The writer is a Ph.D. candidate in practical theology at Boston University.”

 The writer’s on target.

Someone said to me today: “If your father develops Alzheimer’s  do you abandon him? If your family breaks down, is split by misunderstandings, do you leave it? Is the church a political party? You don’t like the platform, join another one?”

The church is a community formed by God’s unconditional love for humanity. That same love is asked of us.

I liked another letter to the Times also:

“The behavior of the Roman Catholic hierarchy disappoints me on so many fronts that it would be difficult even to begin cataloging those disappointments. How many times have I contemplated joining the Episcopal Church? More times than I can count.

“Why do I stay? Because my own parish, with its engaged pastor, deacon and staff members, vibrant liturgy and forward-leaning membership, is a comfortable home that embraces each one of us in times of joy and sorrow and provides an atmosphere for real spiritual growth.

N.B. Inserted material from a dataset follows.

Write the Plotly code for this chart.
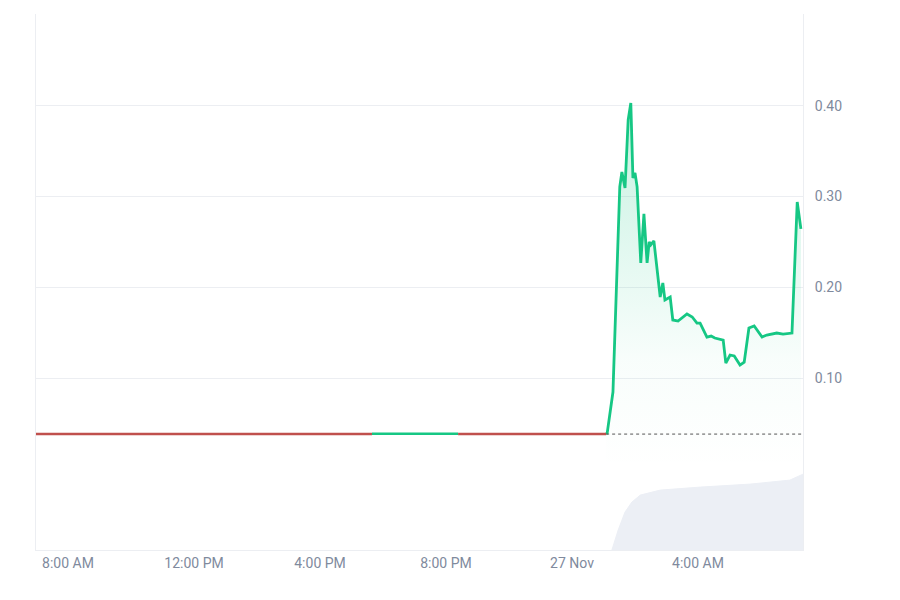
import plotly.graph_objects as go
from datetime import datetime, timedelta

base_day = datetime(2024, 11, 27)
def t(day, hm):
    h, m = map(int, hm.split(":"))
    return base_day + timedelta(days=day, hours=h, minutes=m)

# flat pre-spike segments (Nov 26 -> Nov 27)
flat_red1_t = [t(-1, "06:59"), t(-1, "17:39")]
flat_red1_v = [0.0383, 0.0383]
flat_green_t = [t(-1, "17:39"), t(-1, "20:23")]
flat_green_v = [0.0388, 0.0388]
flat_red2_t = [t(-1, "20:23"), t(0, "01:05")]
flat_red2_v = [0.0383, 0.0383]

spike_times = ["01:05", "01:07", "01:18", "01:31", "01:35", "01:41", "01:47", "01:52", "01:56", "02:00",
               "02:04", "02:11", "02:17", "02:23", "02:27", "02:30", "02:36", "02:48", "02:53", "02:57",
               "03:07", "03:12", "03:22", "03:39", "03:49", "03:58", "04:04", "04:17", "04:25", "04:32",
               "04:48", "04:53", "05:01", "05:09", "05:20", "05:28", "05:37", "05:47", "06:02", "06:11",
               "06:30", "06:42", "06:59", "07:09", "07:16"]
spike_vals = [0.0383, 0.0394, 0.0846, 0.3106, 0.327, 0.3095, 0.3845, 0.403, 0.3205, 0.326,
              0.3106, 0.2268, 0.2808, 0.2268, 0.250, 0.2466, 0.251, 0.1893, 0.2047, 0.186,
              0.1893, 0.164, 0.1628, 0.1706, 0.1673, 0.1606, 0.1606, 0.1452, 0.1463, 0.1441,
              0.1419, 0.1165, 0.1254, 0.1243, 0.1143, 0.1176, 0.1551, 0.1573, 0.1452, 0.1474,
              0.1496, 0.1485, 0.1496, 0.294, 0.2643]

vol_times = ["01:16", "01:28", "01:41", "01:54", "02:10", "02:48", "04:04", "05:39", "06:55", "07:09", "07:20"]
vol_vals = [0, 20, 38, 48, 55, 60, 63, 66, 70, 73, 76]

x_ticks = [t(-1, "08:00"), t(-1, "12:00"), t(-1, "16:00"), t(-1, "20:00"), t(0, "00:00"), t(0, "04:00")]
x_labels = ["8:00 AM", "12:00 PM", "4:00 PM", "8:00 PM", "27 Nov", "4:00 AM"]
y_ticks = [0.10, 0.20, 0.30, 0.40]

GREEN = "#16c784"
RED = "#c0504d"
fig = go.Figure()
fig.add_trace(go.Scatter(
    x=[t(0, s) for s in vol_times], y=vol_vals, mode="lines", yaxis="y2",
    line=dict(color="rgba(236,239,245,1)", width=1), fill="tozeroy", fillcolor="rgba(236,239,245,1)"))
fig.add_trace(go.Scatter(
    x=[t(0, s) for s in spike_times], y=spike_vals, mode="lines",
    line=dict(color=GREEN, width=2.8), fill="tozeroy",
    fillgradient=dict(type="vertical", colorscale=[[0, "rgba(22,199,132,0)"], [0.3, "rgba(22,199,132,0.03)"], [1, "rgba(22,199,132,0.25)"]]),
    hoverinfo="skip"))
for xs, ys, c in [(flat_red1_t, flat_red1_v, RED), (flat_green_t, flat_green_v, GREEN), (flat_red2_t, flat_red2_v, RED)]:
    fig.add_trace(go.Scatter(x=xs, y=ys, mode="lines", line=dict(color=c, width=2.5)))

fig.add_shape(type="line", x0=t(0, "01:05"), x1=t(0, "07:20"), y0=0.0383, y1=0.0383,
              line=dict(color="#555", width=1, dash="dot"))

fig.update_layout(
    width=900, height=600, showlegend=False,
    margin=dict(l=28, r=105, t=6, b=58),
    plot_bgcolor="white", paper_bgcolor="white",
    font=dict(family="Roboto, Arial", size=14, color="#808a9d"),
    xaxis=dict(type="date", anchor="y2", range=[t(-1, "06:59"), t(0, "07:20")], tickvals=x_ticks, ticktext=x_labels,
               showgrid=False, showline=True, linecolor="#eceef2", mirror=False, ticks="", ticklen=0),
    yaxis=dict(domain=[0.149, 1], range=[-0.0014, 0.501], side="right", tickvals=y_ticks, tickformat=".2f",
               gridcolor="#eceef2", showline=True, linecolor="#eceef2", mirror=True, zeroline=False, ticklabelstandoff=8),
    yaxis2=dict(domain=[0, 0.149], range=[0, 80], showticklabels=False, showgrid=False,
                showline=True, linecolor="#eceef2", mirror=True, zeroline=False),
)
fig.write_html("out.html")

“I suspect that many Catholics, including a lot of the nuns who are being hounded at the moment, stay for the same reason I do, and I would suggest to those who are on the verge of leaving that they should shop around first. There are welcoming and joyful Catholic communities just waiting for you to join. I know. I belong to one.

MARION EAGEN
Clarks Green, Pa., June 18, 2012

1 thought on “Go or Stay?

  1. Suzanne Thomas

    I don’t think that a papacy that consecrates more and more bishops who are ideologically pure leaves much room for reconciliation. Bishops who permit Roman inquisitors into their diocess to bully nuns leave no room for understanding. Fortunately, the church isn’t Rome or the diocese but the people of God united in sacrament and and the Word. Even Jesus Christ would have a hard time being a Catholic today.